Recent Rule Changes Affecting Disclosure

The Securities and Exchange Commission (SEC) adopted amendments to Rule 10b5-1 and related disclosure requirements in December 2022, effective in 2023. These changes aimed to enhance investor protections and bring greater transparency to insider trading plans. The amendments introduced new mandates impacting the public nature of 10b5-1 plans and executed transactions.

Form 4 filings for Section 16 insiders now require filers to explicitly indicate, via a new checkbox, if a transaction was made pursuant to a 10b5-1 plan. If so, they must disclose the plan’s adoption date in the “Explanation of Responses” portion of the form. This provides greater clarity for investors.

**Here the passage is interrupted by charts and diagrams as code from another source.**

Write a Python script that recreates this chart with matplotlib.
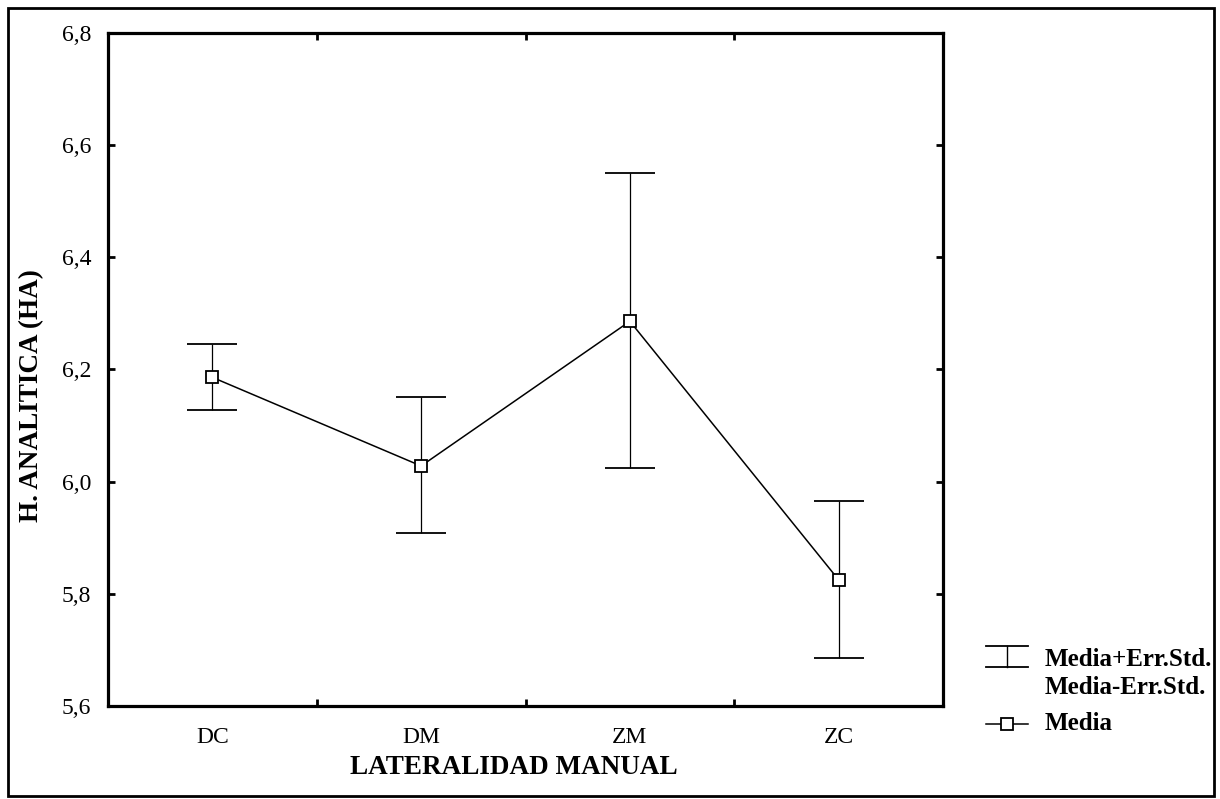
import matplotlib
matplotlib.use("Agg")
import matplotlib.pyplot as plt
from matplotlib.lines import Line2D
from matplotlib.patches import Rectangle

# ---- data ----
categories = ["DC", "DM", "ZM", "ZC"]
media = [6.186, 6.028, 6.286, 5.825]
upper = [6.245, 6.151, 6.551, 5.966]
lower = [6.128, 5.908, 6.025, 5.685]
yticks = [5.6, 5.8, 6.0, 6.2, 6.4, 6.6, 6.8]
ytick_labels = ["5,6", "5,8", "6,0", "6,2", "6,4", "6,6", "6,8"]

W, H = 1220, 799
fig = plt.figure(figsize=(W / 100, H / 100), dpi=100)
plt.rcParams['font.family'] = ['Liberation Serif', 'DejaVu Serif']

def fx(x):
    return x / W

def fy(y):
    return 1 - y / H

# outer frame
fig.patches.append(Rectangle((fx(8), fy(796)), fx(1214) - fx(8), fy(8) - fy(796),
                             transform=fig.transFigure, fill=False,
                             edgecolor='black', linewidth=2.0, zorder=0))

ax = fig.add_axes([fx(108), fy(706), fx(943) - fx(108), fy(33) - fy(706)])

x = list(range(len(categories)))
yerr_low = [m - l for m, l in zip(media, lower)]
yerr_up = [u - m for m, u in zip(media, upper)]

ax.errorbar(x, media, yerr=[yerr_low, yerr_up], fmt='none', ecolor='black',
            elinewidth=0.9, capsize=18, capthick=1.3, zorder=2)
ax.plot(x, media, color='black', linewidth=1.1, marker='s', markersize=8.5,
        markerfacecolor='white', markeredgecolor='black', markeredgewidth=1.3,
        zorder=3)

ax.set_xlim(-0.5, len(categories) - 0.5)
ax.set_ylim(5.6, 6.8)

ax.set_xticks(x)
ax.set_xticklabels(categories, fontsize=17)
ax.set_xticks([i + 0.5 for i in range(len(categories) - 1)], minor=True)
ax.tick_params(axis='x', which='major', length=0, pad=15)
ax.tick_params(axis='x', which='minor', direction='in', length=5, width=2,
               top=True, bottom=True)

ax.set_yticks(yticks)
ax.set_yticklabels(ytick_labels, fontsize=17)
ax.tick_params(axis='y', which='major', direction='in', length=5, width=2,
               left=True, right=True, pad=12)

for s in ax.spines.values():
    s.set_linewidth(2.3)

fig.text(fx(514), fy(768), "LATERALIDAD MANUAL", ha='center', va='center',
         fontsize=19.5, fontweight='bold')
fig.text(fx(32), fy(396), "H. ANALITICA (HA)", ha='center', va='center',
         rotation=90, fontsize=19.5, fontweight='bold')

# legend (manual)
fig.lines.append(Line2D([fx(986), fx(1028)], [fy(646), fy(646)], transform=fig.transFigure,
                        color='black', linewidth=1.3))
fig.lines.append(Line2D([fx(986), fx(1028)], [fy(667), fy(667)], transform=fig.transFigure,
                        color='black', linewidth=1.3))
fig.lines.append(Line2D([fx(1007), fx(1007)], [fy(646), fy(667)], transform=fig.transFigure,
                        color='black', linewidth=1.0))
fig.lines.append(Line2D([fx(986), fx(1028)], [fy(724), fy(724)], transform=fig.transFigure,
                        color='black', linewidth=1.1, zorder=3))
fig.lines.append(Line2D([fx(1007)], [fy(724)], transform=fig.transFigure,
                        color='black', linestyle='none', marker='s', markersize=8.5,
                        markerfacecolor='white', markeredgecolor='black',
                        markeredgewidth=1.3, zorder=4))
fig.text(fx(1045), fy(659), "Media+Err.Std.", ha='left', va='center', fontsize=18,
         fontweight='bold')
fig.text(fx(1045), fy(688), "Media-Err.Std.", ha='left', va='center', fontsize=18,
         fontweight='bold')
fig.text(fx(1045), fy(724), "Media", ha='left', va='center', fontsize=18,
         fontweight='bold')

fig.savefig("out.png", dpi=100)
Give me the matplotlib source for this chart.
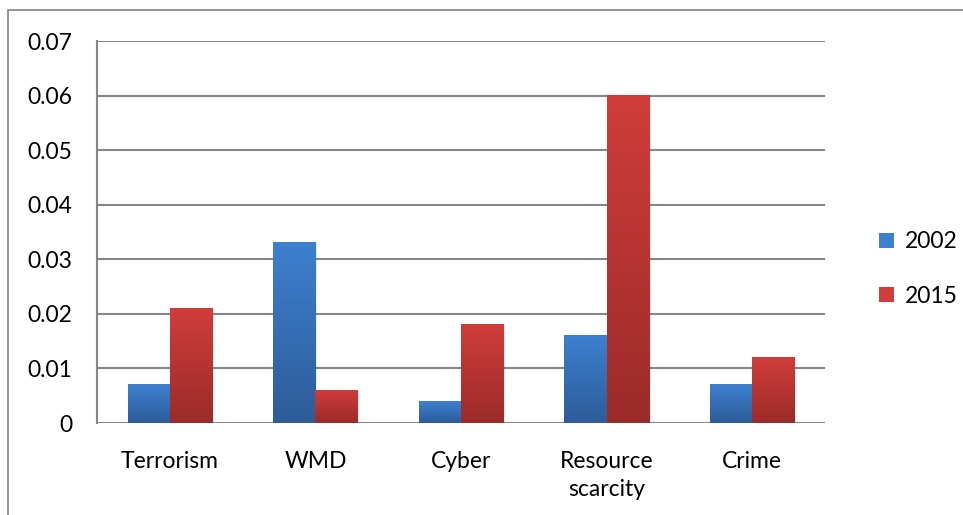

New mandatory disclosure requirements for companies concern Form 8-K. Companies must now report the adoption, modification, or termination of 10b5-1 plans by their directors and Section 16 officers in an Item 5.04 Form 8-K filing. This disclosure must include the plan’s material terms, such as its effective date, duration, and total amount of securities to be sold or purchased, but not specific pricing details.

Further transparency was introduced through new proxy statement disclosure requirements. Companies are mandated to disclose their insider trading policies and procedures in annual proxy statements (or Form 10-K). This includes detailing how policies promote compliance with insider trading laws. Companies must also provide information about policies and practices related to the timing of equity compensation awards, such as stock options, in relation to material nonpublic information disclosure.

The amendments also introduced mandatory cooling-off periods for insiders between a plan’s adoption or modification and the first trade. For directors and officers, the cooling-off period is the later of 90 days after plan adoption/modification or two business days following the company’s disclosure of financial results for the fiscal quarter in which the plan was adopted, not to exceed 120 days. For other individuals, a 30-day cooling-off period applies.